(begin)

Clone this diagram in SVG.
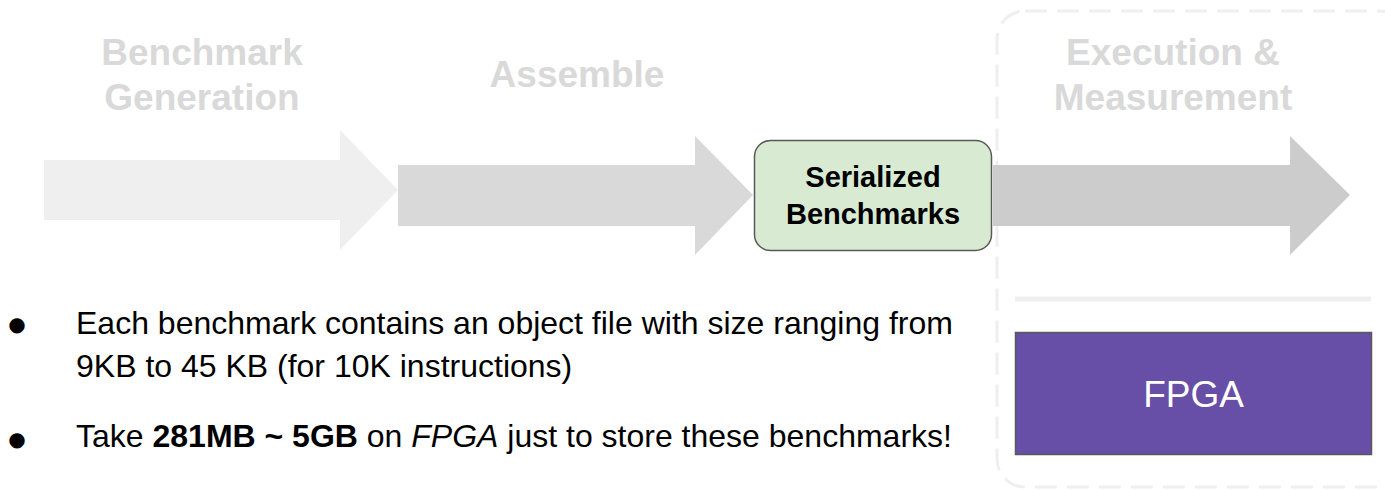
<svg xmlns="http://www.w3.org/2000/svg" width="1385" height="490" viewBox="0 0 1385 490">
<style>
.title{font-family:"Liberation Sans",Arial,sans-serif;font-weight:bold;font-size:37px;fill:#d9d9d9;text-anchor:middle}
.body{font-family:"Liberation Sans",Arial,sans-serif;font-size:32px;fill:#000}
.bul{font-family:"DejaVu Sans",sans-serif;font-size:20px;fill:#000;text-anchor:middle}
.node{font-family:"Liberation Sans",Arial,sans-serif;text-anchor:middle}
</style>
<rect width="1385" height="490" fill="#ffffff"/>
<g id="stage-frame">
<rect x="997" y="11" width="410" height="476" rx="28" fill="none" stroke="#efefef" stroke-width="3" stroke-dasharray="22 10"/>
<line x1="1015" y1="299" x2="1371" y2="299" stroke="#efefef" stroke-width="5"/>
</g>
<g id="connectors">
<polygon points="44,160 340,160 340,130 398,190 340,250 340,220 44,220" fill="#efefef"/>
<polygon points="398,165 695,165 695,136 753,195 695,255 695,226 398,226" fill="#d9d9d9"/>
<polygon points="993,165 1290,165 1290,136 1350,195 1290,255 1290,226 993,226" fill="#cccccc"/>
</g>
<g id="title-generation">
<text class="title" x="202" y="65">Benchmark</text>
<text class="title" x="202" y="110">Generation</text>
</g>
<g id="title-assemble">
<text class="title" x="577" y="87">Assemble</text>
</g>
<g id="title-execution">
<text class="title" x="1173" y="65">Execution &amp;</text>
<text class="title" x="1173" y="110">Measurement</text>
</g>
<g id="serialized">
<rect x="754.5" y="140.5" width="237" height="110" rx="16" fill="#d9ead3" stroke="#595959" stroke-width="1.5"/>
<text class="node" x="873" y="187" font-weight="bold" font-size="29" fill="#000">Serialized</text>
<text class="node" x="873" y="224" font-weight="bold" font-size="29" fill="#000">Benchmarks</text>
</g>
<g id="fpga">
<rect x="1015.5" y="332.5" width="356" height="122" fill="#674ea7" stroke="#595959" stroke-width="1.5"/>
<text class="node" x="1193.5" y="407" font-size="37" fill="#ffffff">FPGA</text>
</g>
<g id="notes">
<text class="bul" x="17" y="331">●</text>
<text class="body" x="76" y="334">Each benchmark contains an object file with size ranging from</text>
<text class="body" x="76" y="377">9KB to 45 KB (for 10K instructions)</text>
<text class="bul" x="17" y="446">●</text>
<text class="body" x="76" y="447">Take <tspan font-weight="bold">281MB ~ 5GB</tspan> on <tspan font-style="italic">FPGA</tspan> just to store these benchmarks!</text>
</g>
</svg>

(end)

Write out each line of the data exactly; the images should be left out.

Clone this diagram in SVG.
<svg xmlns="http://www.w3.org/2000/svg" width="1385" height="490" viewBox="0 0 1385 490">
<style>
.title{font-family:"Liberation Sans",Arial,sans-serif;font-weight:bold;font-size:37px;fill:#d9d9d9;text-anchor:middle}
.body{font-family:"Liberation Sans",Arial,sans-serif;font-size:32px;fill:#000}
.bul{font-family:"DejaVu Sans",sans-serif;font-size:20px;fill:#000;text-anchor:middle}
.node{font-family:"Liberation Sans",Arial,sans-serif;text-anchor:middle}
</style>
<rect width="1385" height="490" fill="#ffffff"/>
<g id="stage-frame">
<rect x="997" y="11" width="410" height="476" rx="28" fill="none" stroke="#efefef" stroke-width="3" stroke-dasharray="22 10"/>
<line x1="1015" y1="299" x2="1371" y2="299" stroke="#efefef" stroke-width="5"/>
</g>
<g id="connectors">
<polygon points="44,160 340,160 340,130 398,190 340,250 340,220 44,220" fill="#efefef"/>
<polygon points="398,165 695,165 695,136 753,195 695,255 695,226 398,226" fill="#d9d9d9"/>
<polygon points="993,165 1290,165 1290,136 1350,195 1290,255 1290,226 993,226" fill="#cccccc"/>
</g>
<g id="title-generation">
<text class="title" x="202" y="65">Benchmark</text>
<text class="title" x="202" y="110">Generation</text>
</g>
<g id="title-assemble">
<text class="title" x="577" y="87">Assemble</text>
</g>
<g id="title-execution">
<text class="title" x="1173" y="65">Execution &amp;</text>
<text class="title" x="1173" y="110">Measurement</text>
</g>
<g id="serialized">
<rect x="754.5" y="140.5" width="237" height="110" rx="16" fill="#d9ead3" stroke="#595959" stroke-width="1.5"/>
<text class="node" x="873" y="187" font-weight="bold" font-size="29" fill="#000">Serialized</text>
<text class="node" x="873" y="224" font-weight="bold" font-size="29" fill="#000">Benchmarks</text>
</g>
<g id="fpga">
<rect x="1015.5" y="332.5" width="356" height="122" fill="#674ea7" stroke="#595959" stroke-width="1.5"/>
<text class="node" x="1193.5" y="407" font-size="37" fill="#ffffff">FPGA</text>
</g>
<g id="notes">
<text class="bul" x="17" y="331">●</text>
<text class="body" x="76" y="334">Each benchmark contains an object file with size ranging from</text>
<text class="body" x="76" y="377">9KB to 45 KB (for 10K instructions)</text>
<text class="bul" x="17" y="446">●</text>
<text class="body" x="76" y="447">Take <tspan font-weight="bold">281MB ~ 5GB</tspan> on <tspan font-style="italic">FPGA</tspan> just to store these benchmarks!</text>
</g>
</svg>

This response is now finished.